Common Optimization Techniques

Technique	When to Use	Expected Improvement
Predicate pushdown	Always	2-10x
Column pruning	Always	2-5x
Broadcast join	Small table < threshold	2-100x
AQE	Always (Spark 3.0+)	1.5-3x
Caching	DataFrame used > once	2-10x
Bucketing	Repeated joins on same key	2-5x
Repartition	Data skew, pre-join	2-10x
Kryo serialization	Always	2-10x

Edge Cases

1. UDFs Prevent Optimization

# UDFs are black boxes — Catalyst can't optimize through them
@udf(returnType=DoubleType())
def my_udf(x):
    return x * 2

# Catalyst can't push filter through this UDF
df.withColumn("result", my_udf(col("value"))) \
  .filter(col("result") > 100)  # Filter applied AFTER UDF

# Better: use built-in functions
df.withColumn("result", col("value") * 2) \
  .filter(col("result") > 100)  # Catalyst can optimize this

2. Skewed Data Prevents Optimization

# Catalyst assumes uniform distribution — skew breaks this
# Enable AQE skew handling
spark.conf.set("spark.sql.adaptive.skewJoin.enabled", "true")

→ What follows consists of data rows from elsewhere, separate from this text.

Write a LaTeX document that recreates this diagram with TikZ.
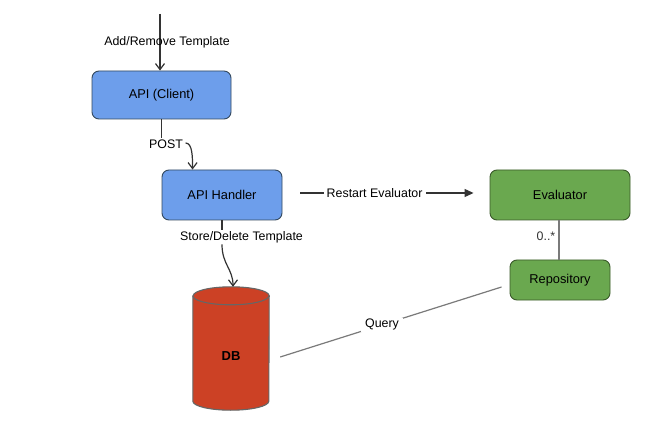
\documentclass[tikz,border=0pt]{standalone}
\usepackage{fontspec}
\setmainfont{Liberation Sans}
\usetikzlibrary{arrows.meta,calc}
\definecolor{bluefill}{HTML}{6D9EEB}
\definecolor{blueline}{HTML}{34495E}
\definecolor{greenfill}{HTML}{6AA84F}
\definecolor{greenline}{HTML}{3A5A2A}
\definecolor{redfill}{HTML}{CC4125}
\definecolor{dbline}{HTML}{666666}
\definecolor{darkline}{HTML}{333333}
\definecolor{lightline}{HTML}{7A7A7A}
\tikzset{
  x=1pt, y=1pt,
  boxtext/.style={font=\fontsize{12.8}{15}\selectfont},
  edgetext/.style={font=\fontsize{12.4}{14}\selectfont, inner sep=1.5pt},
  bluebox/.style={draw=blueline, fill=bluefill, rounded corners=7pt, line width=0.9pt, boxtext},
  greenbox/.style={draw=greenline, fill=greenfill, rounded corners=7pt, line width=0.9pt, boxtext},
  openarr/.style={draw=darkline, line width=1.2pt, -{Straight Barb[length=6pt,width=9pt,line width=1.2pt]}},
  fillarr/.style={draw=darkline, line width=1.2pt, -{Triangle[length=9pt,width=8pt]}},
  plainline/.style={draw=darkline, line width=1.2pt},
  greyline/.style={draw=lightline, line width=1.2pt},
}
\begin{document}
\begin{tikzpicture}
\useasboundingbox[fill=white] (0,0) rectangle (650,-430);

% nodes
\node[bluebox, minimum width=139pt, minimum height=48pt] (client) at (161.5,-95) {API (Client)};
\node[bluebox, minimum width=120pt, minimum height=50pt] (handler) at (222,-195) {API Handler};
\node[greenbox, minimum width=140pt, minimum height=50pt] (evaluator) at (560,-195) {Evaluator};
\node[greenbox, minimum width=100pt, minimum height=40pt] (repo) at (560,-280) {Repository};

% database cylinder
\node[minimum width=76pt, minimum height=123pt, inner sep=0pt] (db) at (231,-348.5) {};
\draw[draw=dbline, fill=redfill, line width=1.1pt]
  ($(db.north west)+(0,-9)$) -- ($(db.south west)+(0,9)$)
  arc[start angle=180, end angle=360, x radius=38, y radius=9]
  -- ($(db.north east)+(0,-9)$)
  arc[start angle=0, end angle=180, x radius=38, y radius=9] -- cycle;
\draw[draw=dbline, line width=1.1pt] ($(db.north west)+(0,-9)$)
  arc[start angle=180, end angle=360, x radius=38, y radius=9];
\node[boxtext, font=\fontsize{13}{15}\selectfont\bfseries] at ($(db.center)+(0,-7.5)$) {DB};

% incoming arrow
\coordinate (start) at (160,-14);
\draw[openarr, line width=1.5pt] (start) -- (start |- client.north);
\node[edgetext] at (167,-42) {Add/Remove Template};

% client -> handler
\node[edgetext] (post) at (166,-144) {POST};
\draw[plainline] (client.south) -- (client.south |- post.north);
\draw[openarr] ($(post.east)+(1,1)$) .. controls +(7,0) and +(0,12) .. ($(handler.north west)+(31,0)$);

% handler -> db
\node[edgetext, fill=white] (store) at (241.5,-237) {Store/Delete Template};
\draw[plainline] (handler.south) -- (handler.south |- store.north);
\draw[openarr] (handler.south |- store.south) .. controls +(0,-20) and +(0,18) .. ($(db.north)+(2,0)$);

% handler -> evaluator
\draw[fillarr, shorten <=18pt, shorten >=16pt] (handler.east |- 0,-193) -- node[pos=0.445, edgetext, fill=white, inner xsep=3pt] {Restart Evaluator} (evaluator.west |- 0,-193);

% evaluator -- repository
\draw[greyline] (evaluator.south -| 559,0) -- (repo.north -| 559,0);
\node[edgetext, anchor=east, text=darkline] at (557,-236) {0..*};

% repository -- db
\draw[greyline] ($(repo.west)+(-8,-7)$) -- node[pos=0.54, edgetext, fill=white, inner xsep=4pt] {Query} ($(db.east)+(11,-8.5)$);
\end{tikzpicture}
\end{document}
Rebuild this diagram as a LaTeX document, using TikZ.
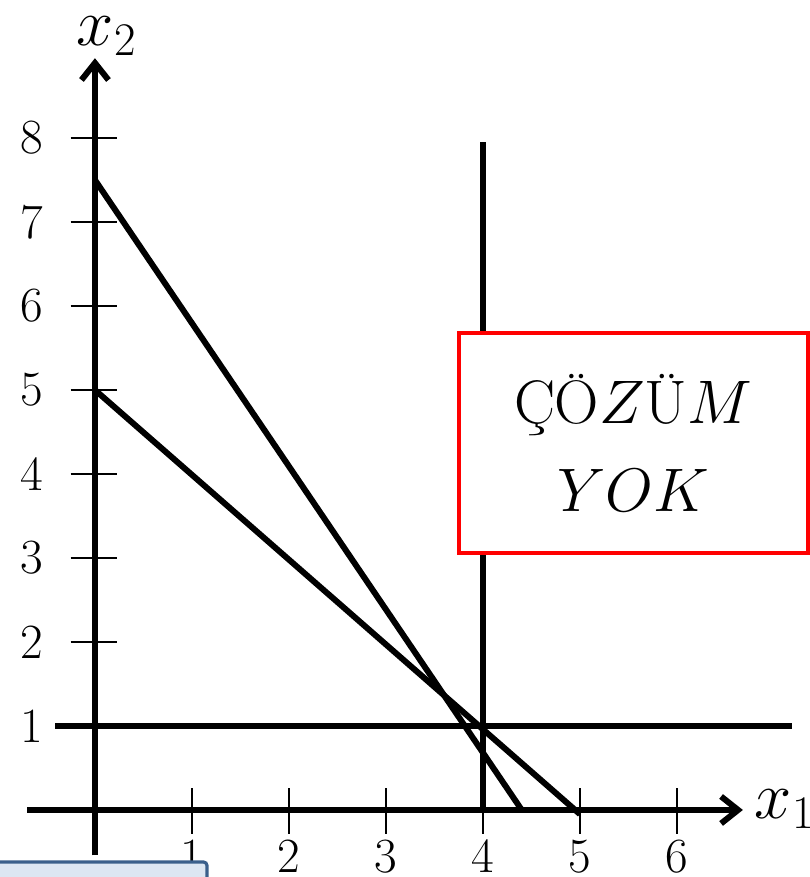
\RequirePackage{fix-cm}
\documentclass[tikz,border=0pt]{standalone}
\usepackage{fontspec}
\usetikzlibrary{arrows.meta}
\tikzset{
  axis/.style={line width=3.4pt, -{Straight Barb[length=3.4mm, width=5.4mm]}},
  cline/.style={line width=3.4pt},
  tick/.style={line width=1.2pt},
  ticklabel/.style={font=\fontsize{28}{32}\selectfont, inner sep=0pt},
  axislabel/.style={font=\fontsize{38}{42}\selectfont, anchor=base west, inner sep=0pt},
}
\begin{document}
\begin{tikzpicture}[x=1.94cm, y=1.68cm]
    \useasboundingbox (-0.979,-0.798) rectangle (7.371,9.643);

    % eksenler
    \draw[axis] (-0.70,0) -- (6.68,0);
    \draw[axis] (0,-0.54) -- (0,8.95);
    \node[axislabel] (xone) at (6.80,-0.10) {$x_1$};
    \node[axislabel] (xtwo) at (-0.19,9.10) {$x_2$};

    % eksen bolmeleri
    \foreach \k in {1,...,6} {
        \draw[tick] (\k,0.26) -- (\k,-0.29);
        \node[ticklabel] (xt\k) at (\k,-0.55) {\k};
    }
    \foreach \k in {1,...,8} {
        \draw[tick] (-0.25,\k) -- (0.23,\k);
        \node[ticklabel] (yt\k) at (-0.65,\k) {\k};
    }

    % kisitlar
    \draw[cline] (-0.41,1) -- (7.19,1);
    \draw[cline] (4,7.95) -- (4,0);
    \draw[cline] (0,7.5) -- (4.4,0);
    \draw[cline] (0,5) -- (5,-0.05);

    % sonuc kutusu
    \node[draw=red, line width=2.3pt, fill=white, minimum width=6.98cm, minimum height=4.4cm,
          align=center, font=\fontsize{35}{52}\selectfont] (sonuc) at (5.552,4.37)
        {Ç\kern-0.02em Ö$Z$Ü$M$\\[-2pt]$YOK$};

    % alt kutu
    \draw[draw={rgb,255:red,58;green,95;blue,139}, fill={rgb,255:red,220;green,230;blue,242},
          line width=1.8pt, rounded corners=2pt] (-1.2,-1.0) rectangle (1.155,-0.619);
\end{tikzpicture}
\end{document}
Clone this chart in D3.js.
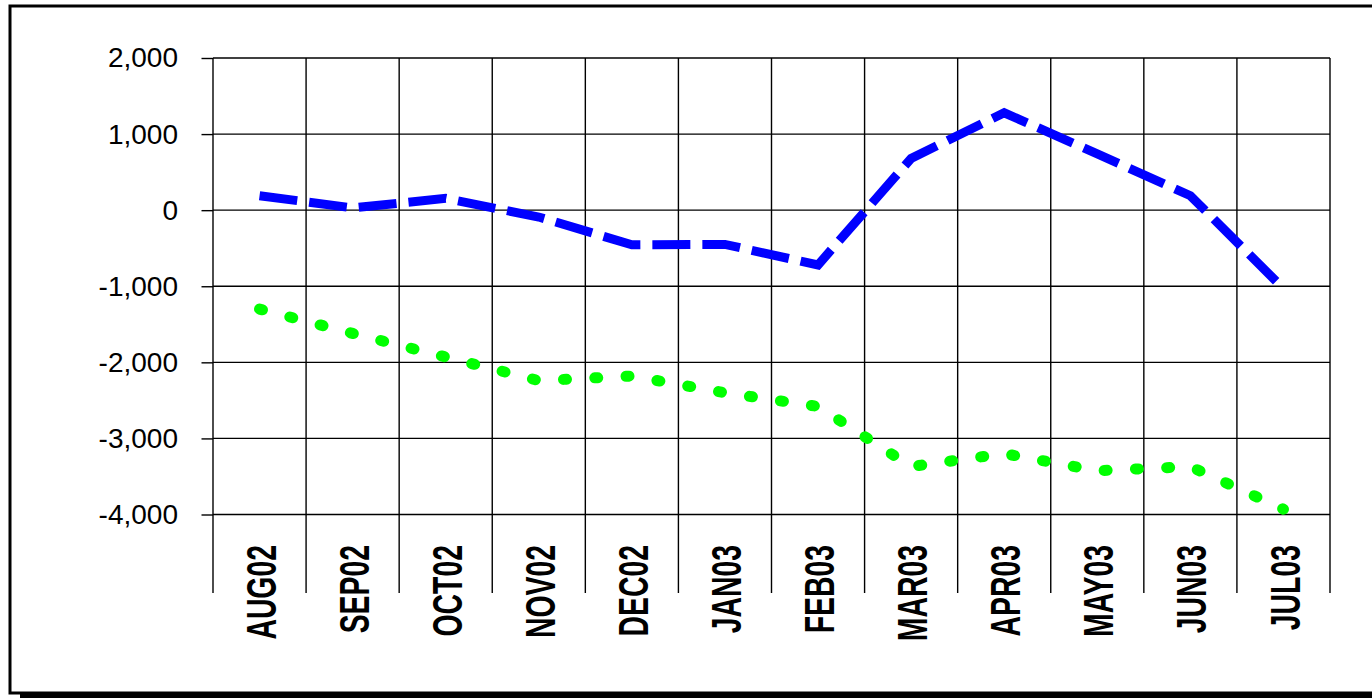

# Or manually salt skewed keys

3. Dynamic Partition Pruning

# Catalyst prunes partitions based on WHERE clauses
# Ensure partition columns are used directly in filters
spark.sql("""
    SELECT * FROM logs 
    WHERE date = '2024-01-01'  -- Prunes to single partition
""")

# Avoid functions on partition columns
spark.sql("""
    SELECT * FROM logs 
    WHERE to_date(timestamp) = '2024-01-01'  -- No pruning!
""")

Summary

Understanding Catalyst and Tungsten is essential for optimizing Spark queries at Google and Netflix scale. The optimizer applies rule-based and cost-based transformations to convert your query into efficient physical plans. By writing query-friendly code (filtering early, using broadcast hints, enabling AQE), you give Catalyst more opportunities to optimize.